Additional $19 Million Obligated for Puerto Rico Hurricane Recovery Work
SAN JUAN – The Federal Emergency Management Agency (FEMA) and the Puerto Rico Central Office for Recovery, Reconstruction and Resilience, or COR3, have obligated more than $19 million in additional funds for 42 projects related to the recovery and reconstruction of Puerto Rico after hurricanes Irma and Maria in 2017. The funds were obligated between Jan. 10 and Jan. 16.
FEMA works with COR3 through the agency’s Public Assistance program to obligate recovery funds to private nonprofit organizations, municipalities and Puerto Rico government agencies for expenses related to recovery projects
To date, over $6.1 billion has been approved for Puerto Rico under FEMA’s Public Assistance program.
Funding for permanent work includes projects like roads, bridges, water control facilities, buildings and equipment, utilities and park and recreation facilities as authorized under Section 406 of the Robert T. Stafford Act.
The latest grants obligated are as follows:
- Nearly $5.8 million for debris removal
- Nearly $5 million for repairs to roads and bridges
- Over $4.4 million for emergency protective measures
- Nearly $2.4 million forrepairs to parks and recreational facilities
- Nearly $1.8 million for repairs to public utilities.

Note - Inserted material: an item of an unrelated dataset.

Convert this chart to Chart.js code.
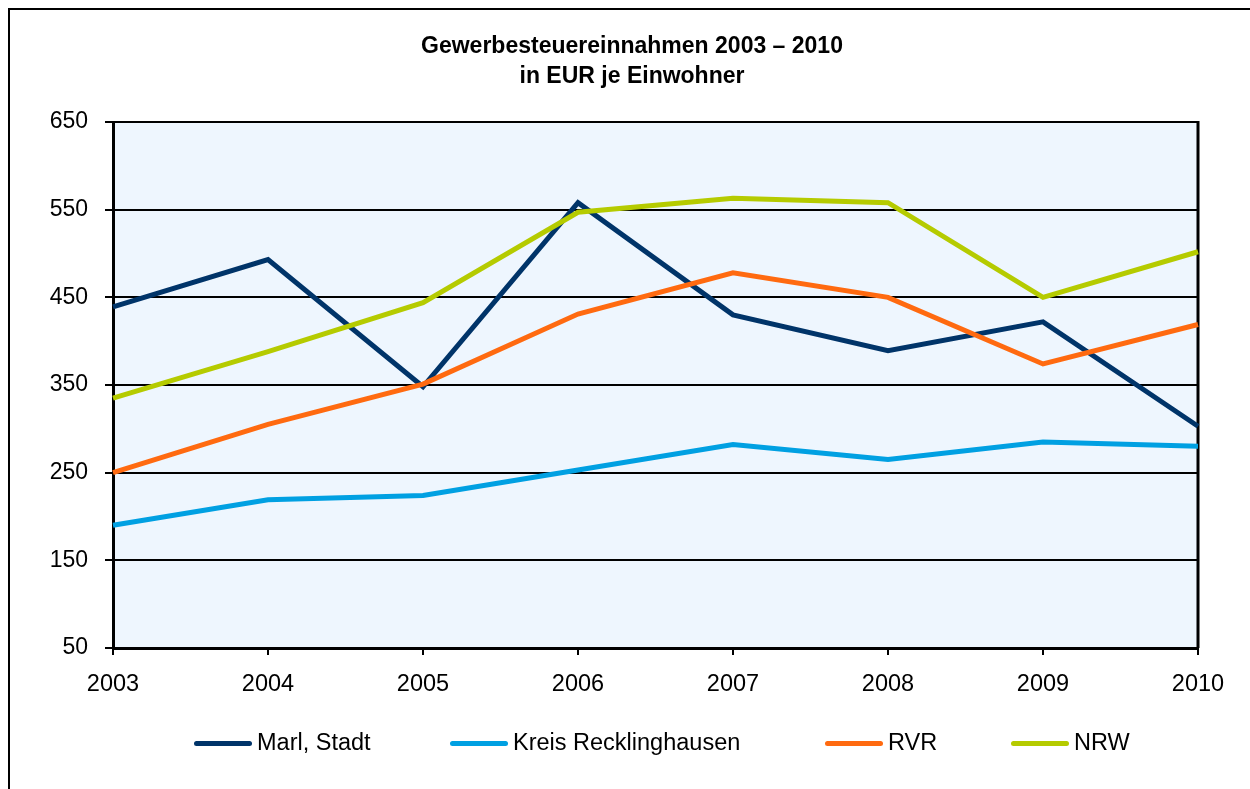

“FEMA and COR3 remain focused on prioritizing obligations of funds to municipalities for eligible expenses…to help communities recover,” reads a FEMA release published Tuesday.
“Many projects during this phase of the recovery are for architectural and engineering design, which may open the door to funding opportunities for larger projects in the future. These funds help to reduce the ‘damage-rebuild-damage’ cycle that comes with restoring structures to pre-disaster conditions. They assure quality by meticulously detailing scopes of work to ensure a repaired and rebuilt Puerto Rico is better positioned to withstand another storm,” FEMA wrote.
Emergency protective measures are actions “taken to eliminate or lessen immediate threats either to lives, public health or safety, or significant additional damage to public or private property in a cost-effective manner,” according to the agency.